Personal treks allow reflection
Take a walk. Take a hike. Take your pick. To what am I referring? The personal treks that people make walking the Camino de Santiago and hiking the Appalachian Trail. Both the geography and stories from what is often called a pilgrimage in these areas have been captured in two feature films, The Way released in 2010 and the more recent A Walk in the Woods.
The Camino de Santiago has twelve routes with starting points scattered in France, Portugal and Spain. The entire Camino is a series of villages and towns where pilgrims eat, socialize, and spend the night in refugios, albergues or hostels. Considered a spiritual pilgrimage, over 200,000 people arrive in Santiago, Spain each year to receive their Compostela certificate provided they have walked the minimum 100 kilometer requirement.
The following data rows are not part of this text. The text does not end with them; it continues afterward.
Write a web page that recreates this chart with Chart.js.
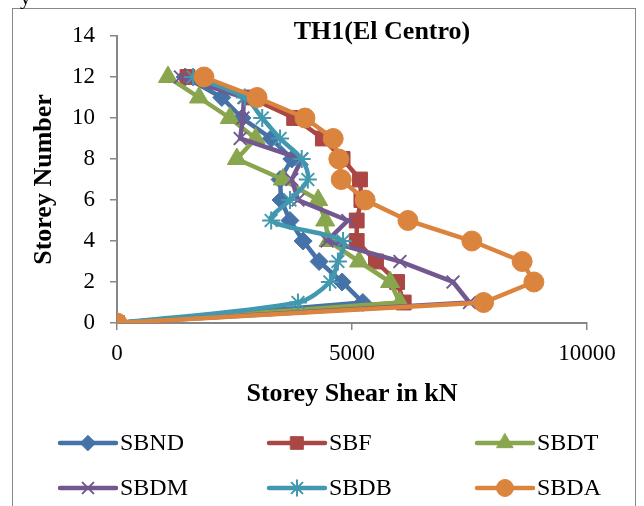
<!DOCTYPE html>
<html lang="en">
<head>
  <meta charset="UTF-8">
  <title>TH1(El Centro)</title>
  <script src="https://cdn.jsdelivr.net/npm/chart.js"></script>
  <style>
    body { margin: 0; background: #fff; }
  </style>
</head>
<body>
  <div style="width:644px;height:506px">
    <canvas id="shearChart" width="644" height="506"></canvas>
  </div>

  <script>
    // storey shear (kN) per storey
    const storeys = [0, 1, 2, 3, 4, 5, 6, 7, 8, 9, 10, 11, 12];
    const sbnd = [0, 5230, 4790, 4300, 3960, 3680, 3490, 3470, 3720, 3280, 2660, 2230, 1450];
    const sbf  = [0, 6100, 5960, 5510, 5100, 5100, 5200, 5170, 4800, 4380, 3770, 2830, 1500];
    const sbdt = [0, 6020, 5810, 5150, 4500, 4430, 4280, 3530, 2550, 2950, 2400, 1745, 1085];
    const sbdm = [0, 7500, 7150, 6020, 4470, 4910, 3850, 3720, 3930, 2620, 2680, 2700, 1350];
    const sbdb = [0, 3850, 4530, 4700, 4810, 3280, 3680, 4060, 3930, 3470, 3090, 2720, 1620];
    const sbda = [0, 7800, 8870, 8620, 7550, 6190, 5280, 4770, 4720, 4600, 4000, 2980, 1850];

    const seriesNames = ["SBND", "SBF", "SBDT", "SBDM", "SBDB", "SBDA"];
    const seriesValues = [sbnd, sbf, sbdt, sbdm, sbdb, sbda];

    const colors = ["#4572A7", "#AA4643", "#89A54E", "#71588F", "#4198AF", "#DB843D"];
    const markers = [
      { style: "rectRot", radius: 9, border: 1 },
      { style: "rect", radius: 10.5, border: 1 },
      { style: "triangle", radius: 11, border: 1 },
      { style: "crossRot", radius: 9, border: 2 },
      { style: "star", radius: 9, border: 2 },
      { style: "circle", radius: 10, border: 1 },
    ];

    const serif = "'Liberation Serif', 'Times New Roman', serif";
    const axisGray = "#878787";

    const datasets = seriesNames.map((name, i) => ({
      label: name,
      data: storeys.map((s, k) => ({ x: seriesValues[i][k], y: s })),
      showLine: true,
      borderColor: colors[i],
      backgroundColor: colors[i],
      borderWidth: 4.5,
      tension: i === 4 ? 0.3 : 0,
      pointStyle: markers[i].style,
      pointRadius: markers[i].radius,
      pointBorderWidth: markers[i].border,
      pointBackgroundColor: colors[i],
      pointBorderColor: colors[i],
      order: 6 - i, // later series on top, like the original
    }));

    // frame, title and the two-row legend
    const decorPlugin = {
      id: "decor",
      afterDraw(chart) {
        const { ctx } = chart;
        ctx.save();
        ctx.strokeStyle = axisGray;
        ctx.lineWidth = 1;
        ctx.strokeRect(12.5, 8.5, 623, 520);

        ctx.fillStyle = "#000";
        ctx.font = "22px " + serif;
        ctx.textAlign = "left";
        ctx.textBaseline = "alphabetic";
        ctx.fillText("y", 20, 4);

        ctx.font = "bold 26px " + serif;
        ctx.textAlign = "center";
        ctx.textBaseline = "middle";
        ctx.fillText("TH1(El Centro)", 382, 32);

        const colX = [60, 269, 477];
        const rowY = [443, 488];
        seriesNames.forEach((name, i) => {
          const x = colX[i % 3];
          const y = rowY[Math.floor(i / 3)];
          ctx.strokeStyle = colors[i];
          ctx.fillStyle = colors[i];
          ctx.lineWidth = 4.5;
          ctx.lineCap = "round";
          ctx.beginPath();
          ctx.moveTo(x, y);
          ctx.lineTo(x + 56, y);
          ctx.stroke();
          ctx.lineWidth = markers[i].border;
          Chart.helpers.drawPoint(ctx, {
            pointStyle: markers[i].style,
            radius: markers[i].radius * 0.85,
            rotation: 0,
            borderWidth: markers[i].border,
          }, x + 28, y);
          ctx.fillStyle = "#000";
          ctx.font = "24px " + serif;
          ctx.textAlign = "left";
          ctx.textBaseline = "middle";
          ctx.fillText(name, x + 60, y + 1);
        });
        ctx.restore();
      },
    };

    const ctx = document.getElementById("shearChart").getContext("2d");
    new Chart(ctx, {
      type: "scatter",
      data: { datasets },
      plugins: [decorPlugin],
      options: {
        responsive: false,
        animation: false,
        layout: { padding: { left: 0, right: 57, top: 36, bottom: 0 } },
        plugins: {
          legend: { display: false },
          title: { display: false },
          tooltip: { enabled: false },
        },
        scales: {
          x: {
            type: "linear",
            min: 0,
            max: 10000,
            afterFit(scale) { scale.height = 183; },
            ticks: {
              stepSize: 5000,
              color: "#000",
              padding: 10,
              font: { family: serif, size: 23 },
              callback: (v) => String(v),
            },
            grid: { drawOnChartArea: false, drawTicks: true, tickLength: 7, color: axisGray, lineWidth: 1.5 },
            border: { color: axisGray, width: 2 },
            title: {
              display: true,
              text: "Storey Shear in kN",
              color: "#000",
              font: { family: serif, size: 26, weight: "bold" },
              padding: { top: 0, bottom: 96 },
            },
          },
          y: {
            type: "linear",
            min: 0,
            max: 14,
            afterFit(scale) { scale.width = 117; },
            ticks: {
              stepSize: 2,
              color: "#000",
              padding: 15,
              font: { family: serif, size: 23 },
            },
            grid: { drawOnChartArea: false, drawTicks: true, tickLength: 7, color: axisGray, lineWidth: 1.5 },
            border: { color: axisGray, width: 2 },
            title: {
              display: true,
              text: "Storey Number",
              color: "#000",
              font: { family: serif, size: 26, weight: "bold" },
              padding: { top: 29, bottom: 0 },
            },
          },
        },
      },
    });
  </script>
</body>
</html>
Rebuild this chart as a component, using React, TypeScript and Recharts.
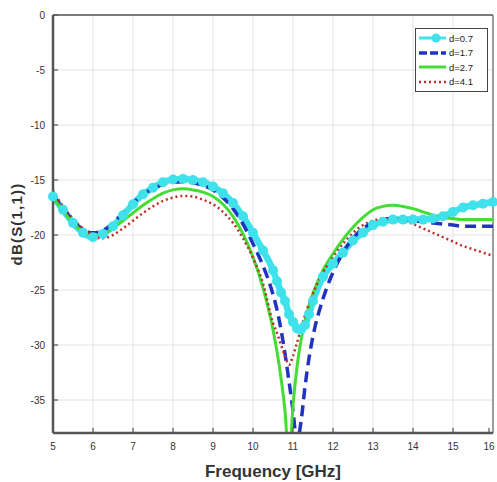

The Appalachian Trail stretches more than 2,180 miles through 14 states from Mt. Katahdin in Maine to Springer Mountain in Georgia. Almost 3 million people a year walk some portion of it as a warrior, wilderness lover, or “just because it’s there.” The mystique and sheer beauty also make it a popular bucket list item.
Regardless of the reason, people who do these treks leave a life of comfort and ease for one of simplicity typically carrying everything they will need on their backs. They become vulnerable to weather, possible physical limitations, and the daily demands of getting food and shelter. What is the payoff? Life-changing results are what most people claim. Without the daily distractions of jobs, family and friends, they find the time and space to solve problems and emerge completely different people by the end of their pilgrimage.
Taking a little liberty with the word pilgrimage, whether we ever find ourselves physically setting foot on either of these paths, we can take a tip or two from their guidebooks. We can take some kind of pilgrimage each day, once a week, month or year. The common denominator is that we intentionally simplify our outer world such as keeping meals simple, maybe even fasting, and restricting distractions like digital devices and social interaction to support an inner journey toward something new. In today’s terminology, it’s called unplugging.
In a quieter, more centered state of being, we are more receptive to changing a habit, making a difficult decision, or possibly pursuing a new life choice. Like those who trek the Camino or hike the Appalachian Trail, the journey itself becomes the destination. It is the same for those times we set aside in quiet reflection. We never know what will bubble up.